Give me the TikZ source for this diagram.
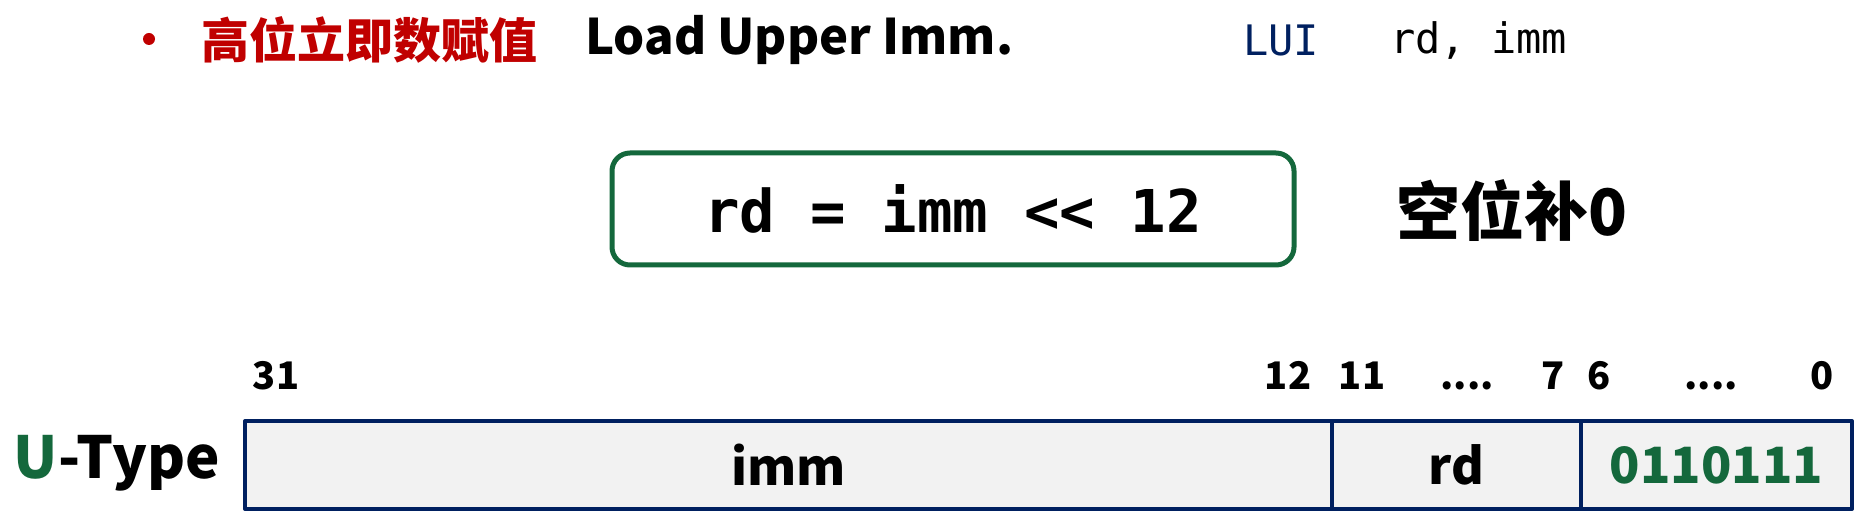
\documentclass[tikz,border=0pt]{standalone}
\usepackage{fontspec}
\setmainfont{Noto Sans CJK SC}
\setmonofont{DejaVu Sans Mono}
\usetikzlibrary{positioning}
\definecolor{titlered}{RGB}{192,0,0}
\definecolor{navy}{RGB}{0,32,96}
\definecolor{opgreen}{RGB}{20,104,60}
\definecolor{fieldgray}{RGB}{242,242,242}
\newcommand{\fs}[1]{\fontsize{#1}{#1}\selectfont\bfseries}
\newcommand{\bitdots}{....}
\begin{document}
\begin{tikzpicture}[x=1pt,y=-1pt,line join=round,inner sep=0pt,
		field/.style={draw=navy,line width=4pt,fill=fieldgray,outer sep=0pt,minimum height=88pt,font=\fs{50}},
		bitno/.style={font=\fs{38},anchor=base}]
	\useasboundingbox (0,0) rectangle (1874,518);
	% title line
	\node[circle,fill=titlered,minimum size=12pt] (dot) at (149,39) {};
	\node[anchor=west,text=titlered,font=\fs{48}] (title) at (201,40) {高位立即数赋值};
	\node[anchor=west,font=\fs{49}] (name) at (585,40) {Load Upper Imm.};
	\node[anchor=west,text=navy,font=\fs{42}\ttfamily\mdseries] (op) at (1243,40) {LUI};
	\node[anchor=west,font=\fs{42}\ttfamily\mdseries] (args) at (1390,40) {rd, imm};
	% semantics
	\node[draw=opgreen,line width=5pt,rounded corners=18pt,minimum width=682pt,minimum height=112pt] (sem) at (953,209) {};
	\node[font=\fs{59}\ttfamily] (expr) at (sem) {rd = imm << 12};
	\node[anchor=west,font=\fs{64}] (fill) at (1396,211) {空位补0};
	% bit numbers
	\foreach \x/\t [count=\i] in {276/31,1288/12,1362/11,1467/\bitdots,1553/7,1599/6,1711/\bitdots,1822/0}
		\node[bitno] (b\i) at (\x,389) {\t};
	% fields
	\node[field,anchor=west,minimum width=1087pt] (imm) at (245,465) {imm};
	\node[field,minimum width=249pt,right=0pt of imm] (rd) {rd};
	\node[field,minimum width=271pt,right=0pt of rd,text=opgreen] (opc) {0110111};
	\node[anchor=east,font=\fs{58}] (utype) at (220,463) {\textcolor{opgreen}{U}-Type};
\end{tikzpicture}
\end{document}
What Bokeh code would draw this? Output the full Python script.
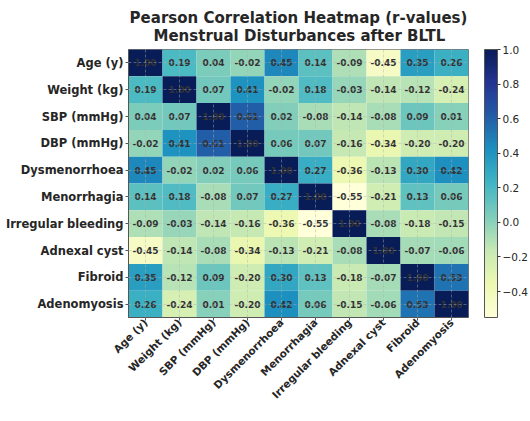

(WORK REQUIRED): Omit the pictures and output all of the other material exactly.

(TASK RESPONSE):
Give me the TikZ source for this diagram.
\documentclass[tikz,border=0pt]{standalone}
\usepackage{fontspec}
\setmainfont{Noto Sans CJK SC}
\setmonofont{DejaVu Sans Mono}
\usetikzlibrary{positioning}
\definecolor{titlered}{RGB}{192,0,0}
\definecolor{navy}{RGB}{0,32,96}
\definecolor{opgreen}{RGB}{20,104,60}
\definecolor{fieldgray}{RGB}{242,242,242}
\newcommand{\fs}[1]{\fontsize{#1}{#1}\selectfont\bfseries}
\newcommand{\bitdots}{....}
\begin{document}
\begin{tikzpicture}[x=1pt,y=-1pt,line join=round,inner sep=0pt,
		field/.style={draw=navy,line width=4pt,fill=fieldgray,outer sep=0pt,minimum height=88pt,font=\fs{50}},
		bitno/.style={font=\fs{38},anchor=base}]
	\useasboundingbox (0,0) rectangle (1874,518);
	% title line
	\node[circle,fill=titlered,minimum size=12pt] (dot) at (149,39) {};
	\node[anchor=west,text=titlered,font=\fs{48}] (title) at (201,40) {高位立即数赋值};
	\node[anchor=west,font=\fs{49}] (name) at (585,40) {Load Upper Imm.};
	\node[anchor=west,text=navy,font=\fs{42}\ttfamily\mdseries] (op) at (1243,40) {LUI};
	\node[anchor=west,font=\fs{42}\ttfamily\mdseries] (args) at (1390,40) {rd, imm};
	% semantics
	\node[draw=opgreen,line width=5pt,rounded corners=18pt,minimum width=682pt,minimum height=112pt] (sem) at (953,209) {};
	\node[font=\fs{59}\ttfamily] (expr) at (sem) {rd = imm << 12};
	\node[anchor=west,font=\fs{64}] (fill) at (1396,211) {空位补0};
	% bit numbers
	\foreach \x/\t [count=\i] in {276/31,1288/12,1362/11,1467/\bitdots,1553/7,1599/6,1711/\bitdots,1822/0}
		\node[bitno] (b\i) at (\x,389) {\t};
	% fields
	\node[field,anchor=west,minimum width=1087pt] (imm) at (245,465) {imm};
	\node[field,minimum width=249pt,right=0pt of imm] (rd) {rd};
	\node[field,minimum width=271pt,right=0pt of rd,text=opgreen] (opc) {0110111};
	\node[anchor=east,font=\fs{58}] (utype) at (220,463) {\textcolor{opgreen}{U}-Type};
\end{tikzpicture}
\end{document}
What Bokeh code would draw this? Output the full Python script.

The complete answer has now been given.